During a recent trip to Mexico City, I fell in love with Mexican cuisine. Here's a simple and refreshing dish that pays homage to this colorful and vibrant cuisine. I adore raw scallops and their slightly sweet taste. I prepare them as a crudo, accompanied by a coconut milk and lime sauce. It's an ultra-fresh summer appetizer that will please even the most discerning palates!
Serves: 2 to 4
Preparation time: 20 minutes
Cooking time: 10 minutes
- 8 corn tortillas, approximately 6 inches in diameter, cut into triangles
- 2 tablespoons of Tajin seasoning, divided
- ½ cup of full-fat coconut milk
- Juice and zest of one lime
- 1 tablespoon of maple syrup
- 1 teaspoon of kosher salt
- A dash of Tabasco, or to taste
- 2 tablespoons of finely chopped cilantro
- 8 U10 or 10 U12 scallops, sliced into ¼-inch thick pieces
- 1 grapefruit, segmented
- ½ avocado, thinly sliced
- 1 Lebanese cucumber, thinly sliced on the diagonal
- Cilantro leaves, for serving
- ½ jalapeno pepper, finely chopped
Instructions:
- Preheat the oven to 400°F.
- Place the corn tortillas on a baking sheet and sprinkle with approximately 1 tablespoon of Tajin seasoning, salt, and olive oil. Mix well with your hands and bake for about 10 minutes.
- In a large bowl, mix together the coconut milk, lime juice and zest, chopped cilantro, maple syrup, salt, 1 teaspoon of Tajin seasoning, and Tabasco. Set aside.

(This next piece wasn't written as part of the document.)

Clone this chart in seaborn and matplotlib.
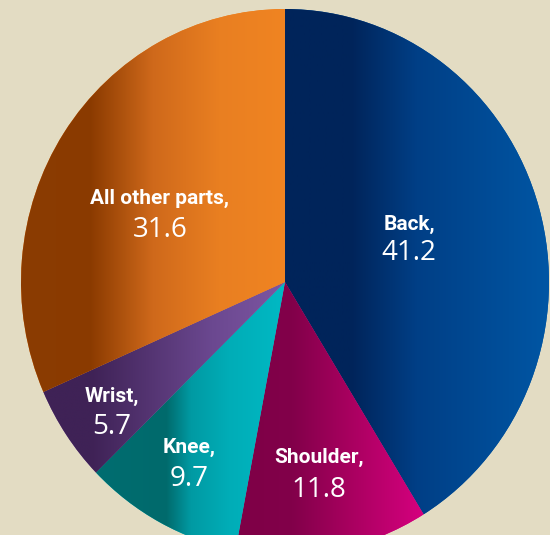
import numpy as np
import matplotlib
matplotlib.use("Agg")
import matplotlib.pyplot as plt
import seaborn as sns
from matplotlib.colors import LinearSegmentedColormap

# ---- data ----
parts = ["Back", "Shoulder", "Knee", "Wrist", "All other parts"]
shares = [41.2, 11.8, 9.7, 5.7, 31.6]
value_labels = ["41.2", "11.8", "9.7", "5.7", "31.6"]

# ---- style ----
sns.set_theme(style="white")
BG = "#e3dcc3"
gradients = [
    [(0.0, "#00245a"), (0.25, "#00245a"), (0.5, "#003f86"), (1.0, "#0056a4")],
    [(0.0, "#7e0046"), (0.3, "#82004a"), (0.6, "#a8005f"), (1.0, "#d6007f")],
    [(0.0, "#006d70"), (0.37, "#006a6c"), (0.5, "#009aa3"), (0.7, "#00adb7"), (1.0, "#00b9c4")],
    [(0.0, "#3f2256"), (0.2, "#3f2256"), (0.7, "#6b4890"), (1.0, "#7d56a2")],
    [(0.0, "#8b3c02"), (0.26, "#8a3a00"), (0.5, "#cf691b"), (0.75, "#e97f21"), (1.0, "#f08421")],
]
# pixel layout: (x centre, label baseline y, value baseline y)
label_layout = [(409, 230, 260), (319, 463, 497), (189.5, 452.5, 486),
                (111.5, 402, 434), (160, 204, 237)]

CX, CY, RX, RY = 285.0, 282.0, 264.0, 273.0
W, H = 550, 535


def px2data(px, py):
    return (px - CX) / RX, (CY - py) / RY


fig = plt.figure(figsize=(5.5, 5.35), dpi=100, facecolor=BG)
ax = fig.add_axes([0, 0, 1, 1])
ax.set_facecolor(BG)

wedges, _ = ax.pie(shares, startangle=90, counterclock=False, radius=1,
                   colors=[g[-1][1] for g in gradients],
                   wedgeprops=dict(linewidth=0))

for w, stops in zip(wedges, gradients):
    ext = w.get_path().get_extents()
    cmap = LinearSegmentedColormap.from_list("g", stops, N=512)
    grad = np.linspace(0, 1, 512)[None, :]
    im = ax.imshow(grad, cmap=cmap, extent=[ext.x0, ext.x1, ext.y0, ext.y1],
                   aspect="auto", interpolation="bilinear", zorder=2)
    im.set_clip_path(w)

for name, val, (px, ly, vy) in zip(parts, value_labels, label_layout):
    x, y = px2data(px, ly)
    ax.text(x, y, name + ",", ha="center", va="baseline", color="white",
            fontsize=15, fontweight="bold",
            family=["Roboto", "DejaVu Sans"], zorder=5)
    x, y = px2data(px, vy)
    ax.text(x, y, val, ha="center", va="baseline", color="white",
            fontsize=20, family=["Open Sans", "DejaVu Sans"], zorder=5)

ax.set_aspect("auto")
ax.set_xlim(-CX / RX, (W - CX) / RX)
ax.set_ylim((CY - H) / RY, CY / RY)
ax.axis("off")

fig.savefig("out.png", dpi=100, facecolor=BG)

- Add the sliced scallops to the mixture and let them marinate for about 5 minutes while you prepare the other ingredients.
- Assemble the crudo by gently placing the scallops on a large plate. Add a little more of the coconut milk mixture. Garnish with avocado slices, cucumber, jalapeno peppers, grapefruit segments, and cilantro leaves. Lightly sprinkle Tajin seasoning on top.
- Enjoy by placing one or two scallop slices on a corn chip. The contrast in textures is simply sublime! SO good!